--- Exercise directions ---
Calculate how many lines in the following records hold the word "chart", and report that number without comment.

--- Raw data ---
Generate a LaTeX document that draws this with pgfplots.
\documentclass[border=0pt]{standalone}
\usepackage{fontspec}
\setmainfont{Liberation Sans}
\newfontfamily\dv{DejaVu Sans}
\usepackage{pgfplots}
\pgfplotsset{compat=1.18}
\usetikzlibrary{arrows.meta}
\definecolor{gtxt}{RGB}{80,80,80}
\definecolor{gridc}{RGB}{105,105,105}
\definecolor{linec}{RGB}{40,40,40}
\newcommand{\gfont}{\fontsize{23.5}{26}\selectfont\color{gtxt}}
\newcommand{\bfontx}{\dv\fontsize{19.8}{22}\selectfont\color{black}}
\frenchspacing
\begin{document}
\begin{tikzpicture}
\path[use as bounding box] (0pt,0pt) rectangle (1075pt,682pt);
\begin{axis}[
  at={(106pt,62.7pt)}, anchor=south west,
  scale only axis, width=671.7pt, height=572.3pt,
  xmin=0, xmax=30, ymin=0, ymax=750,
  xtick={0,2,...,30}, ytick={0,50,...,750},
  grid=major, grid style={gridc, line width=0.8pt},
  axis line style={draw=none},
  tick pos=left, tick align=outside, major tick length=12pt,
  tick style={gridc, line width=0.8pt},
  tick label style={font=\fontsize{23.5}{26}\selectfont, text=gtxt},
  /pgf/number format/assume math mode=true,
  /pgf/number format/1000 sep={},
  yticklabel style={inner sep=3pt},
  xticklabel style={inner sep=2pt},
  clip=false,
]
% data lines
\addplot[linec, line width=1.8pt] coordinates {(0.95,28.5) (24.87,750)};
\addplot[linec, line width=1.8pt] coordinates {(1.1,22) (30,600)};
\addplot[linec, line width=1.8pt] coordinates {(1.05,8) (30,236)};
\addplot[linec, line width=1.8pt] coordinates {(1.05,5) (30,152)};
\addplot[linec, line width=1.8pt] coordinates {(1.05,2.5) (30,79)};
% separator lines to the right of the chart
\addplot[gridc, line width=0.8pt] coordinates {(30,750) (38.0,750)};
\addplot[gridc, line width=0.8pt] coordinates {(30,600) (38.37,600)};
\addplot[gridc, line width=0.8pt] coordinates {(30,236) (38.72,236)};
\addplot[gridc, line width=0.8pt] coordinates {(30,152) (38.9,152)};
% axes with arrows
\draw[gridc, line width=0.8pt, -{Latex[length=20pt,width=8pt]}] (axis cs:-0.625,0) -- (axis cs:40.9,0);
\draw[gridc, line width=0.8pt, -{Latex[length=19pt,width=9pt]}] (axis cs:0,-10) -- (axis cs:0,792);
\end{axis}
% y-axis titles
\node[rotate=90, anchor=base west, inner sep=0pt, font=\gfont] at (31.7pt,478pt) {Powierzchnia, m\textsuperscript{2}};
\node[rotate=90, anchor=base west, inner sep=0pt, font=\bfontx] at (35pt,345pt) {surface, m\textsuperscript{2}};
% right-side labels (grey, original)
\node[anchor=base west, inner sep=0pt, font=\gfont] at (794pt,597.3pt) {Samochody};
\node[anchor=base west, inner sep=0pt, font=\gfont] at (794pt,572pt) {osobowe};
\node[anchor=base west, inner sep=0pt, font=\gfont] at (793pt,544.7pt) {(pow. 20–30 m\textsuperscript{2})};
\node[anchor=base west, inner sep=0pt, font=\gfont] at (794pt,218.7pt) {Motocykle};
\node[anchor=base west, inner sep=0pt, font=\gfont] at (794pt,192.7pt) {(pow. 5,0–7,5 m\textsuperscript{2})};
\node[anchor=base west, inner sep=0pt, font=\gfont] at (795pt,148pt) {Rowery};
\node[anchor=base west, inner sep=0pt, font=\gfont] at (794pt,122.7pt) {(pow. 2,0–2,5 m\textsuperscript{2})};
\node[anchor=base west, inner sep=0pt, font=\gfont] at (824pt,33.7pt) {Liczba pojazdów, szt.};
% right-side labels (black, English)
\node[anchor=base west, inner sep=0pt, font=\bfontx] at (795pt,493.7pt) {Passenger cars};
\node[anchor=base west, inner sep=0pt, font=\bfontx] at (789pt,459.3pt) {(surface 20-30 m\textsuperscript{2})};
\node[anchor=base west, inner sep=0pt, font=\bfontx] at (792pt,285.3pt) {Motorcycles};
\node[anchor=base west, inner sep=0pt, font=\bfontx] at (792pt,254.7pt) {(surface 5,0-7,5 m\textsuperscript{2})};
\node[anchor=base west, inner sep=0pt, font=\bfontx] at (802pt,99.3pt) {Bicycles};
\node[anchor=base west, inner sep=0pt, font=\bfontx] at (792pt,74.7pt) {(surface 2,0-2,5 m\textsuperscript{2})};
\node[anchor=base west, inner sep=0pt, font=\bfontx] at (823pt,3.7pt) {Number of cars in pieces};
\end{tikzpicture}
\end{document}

==

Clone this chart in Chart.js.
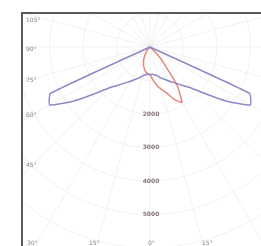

--- The response ---
2